Sollte das französische Volk das letzte Wort bei einer so wichtigen und weitreichenden Reform haben, wäre das nicht nur demokratisch, sondern würde auch die Regierung zwingen, eine klare und verständliche Reform auszuarbeiten, die jeder versteht und zu der sich jeder äußern kann. Bislang kommen selbst die Minister ins Stottern, wenn sie im Fernsehen die Grundzüge dieser Reform erläutern sollen. Umgekehrt könnten sich in diesem Fall auch die Gewerkschaften nicht dem Dialog entziehen und müssten ihre reine Protesthaltung gegen eine aktive Mitwirkung in der Ausarbeitung einer allgemein akzeptablen Reform tauschen. Und am Ende wüssten die Franzosen, wofür oder wogegen sie wirklich stimmen.Dies wäre auch eine Gelegenheit, Risse durch die Gesellschaft zu kitten, die Präsident Macron ohne Not durch sein häufig despektierliches Verhalten gegenüber fast allen Gesellschaftsschichten gerissen hat.
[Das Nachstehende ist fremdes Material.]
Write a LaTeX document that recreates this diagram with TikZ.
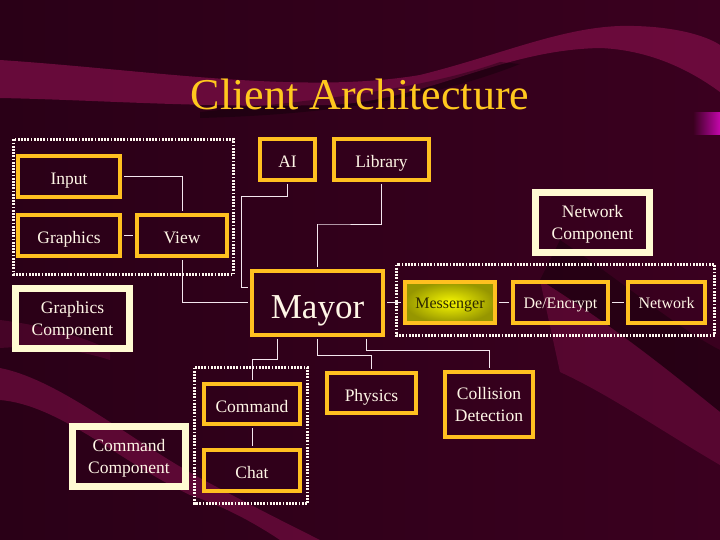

Die Franzosen wollen keinen „Sonnenkönig“, der über sie herrscht, sondern einen Präsidenten, der ihre Vorstellungen von einer fairen und solidarischen Gesellschaft umsetzt. Die Bevölkerung an der Entscheidung über eine Rentenreform mitwirken zu lassen, an einer Reform, die den Lebensabend aller Franzosen nachhaltig beeinflussen wird, erscheint ein richtiges und demokratisches Vorgehen zu sein.

Diesen Vorschlag einfach abzubügeln, weil er aus dem linken Spektrum kommt, wäre ein Fehler. Denn dies ist der erste Vorschlag seit langem, der nicht darauf abzielt, die sozialen Konfrontationen weiter zu schüren, sondern im Gegenteil, der das Potential hat, einen nicht mehr stattfindenden Dialog zwischen Bevölkerung und Regierung wieder ins Laufen zu bringen.

Das Mandat von Emmanuel Macron dauert noch einmal zweieinhalb Jahre. Mit „Aussitzen“ wird der Präsident allerdings nicht bis zum Ende seines Mandats kommen – dazu sind die Spannungen einfach zu groß. Ob wohl über diesen Vorschlag ernsthaft diskutiert werden wird?